В искусстве когнитивного действия важную роль играют модели пространства. Мир предстает пространством потоков коммуникации, где перемешиваются абстрактное и фактическое, быстрое и медленное, замкнутое и обращенное вовне. Всполохи прошлого, реалистические отражения, сгустки модернистских микрокосмов могут возникать и растворяться в информационной пене. Художники обращаются к старым медиа на новых условиях. Так, живописное изображение у Юлии Ивашкиной, Егора Кошелева, Валентина Ткача, как и у других молодых живописцев, это прежде всего схема отсылок к различным областям опыта. Их картины сохраняют фигуративность: на них изображены фрагменты узнаваемых пространств. Референтом для них служит технически воспроизведенный образ. Фотография, кино, компьютер, образ, даже если это воспоминание, всегда возникает из медиа. Целостность такого образа устремляется к точке плавления; это скорее паттерн, чем контур. Картина становится местом встречи типов репрезентации. Созерцать означает участвовать в конструировании смысла; поэтому современная живопись — это постконцептуальное явление.

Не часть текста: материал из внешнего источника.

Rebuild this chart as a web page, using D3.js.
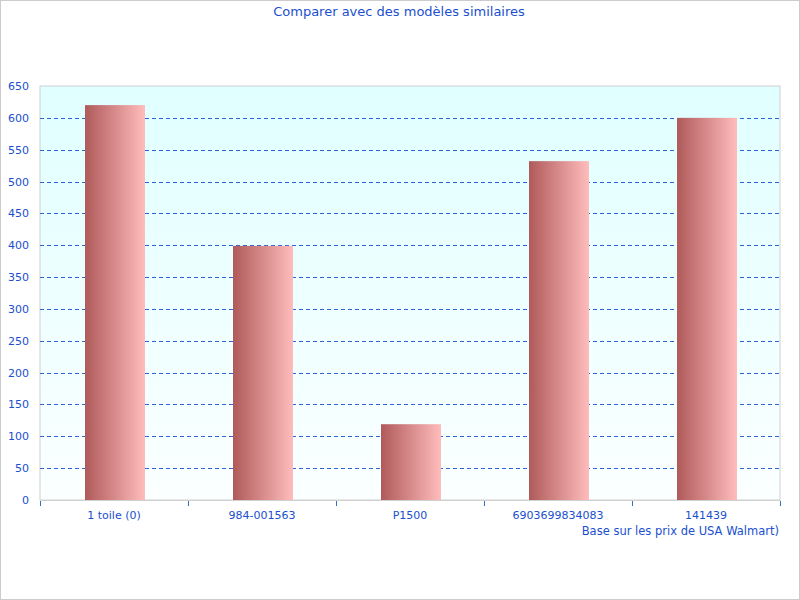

С точки зрения математики любая форма является катастрофой, поскольку утрачены все возможности трансформации. Понятие катастрофы пульсирует на горизонте современности, способствуя героизации настоящего. Именно исследование катастроф подводит к проблеме пластического. Катастрофа — это переход от познаваемого к непознаваемому, от системного к единичному. Чистая пластическая форма сегодня воспринимается как знак катастрофы и этим включается в концептуальный план произведения. Отсюда и острое чувство историчности в новом искусстве. Во времена, когда массовая культура проповедует конец истории, художники начинают ощущать себя частью больших темпоральных явлений. Измерение исторической виртуальности, неоконченные проекты, забытые желания, все то, что слабо различалось в доцифровые эпохи, стало частью пространства коммуникаций. Сквозь поверхность настоящего тысячей глаз смотрит время через предметы, смотрит и не узнает своих ожиданий.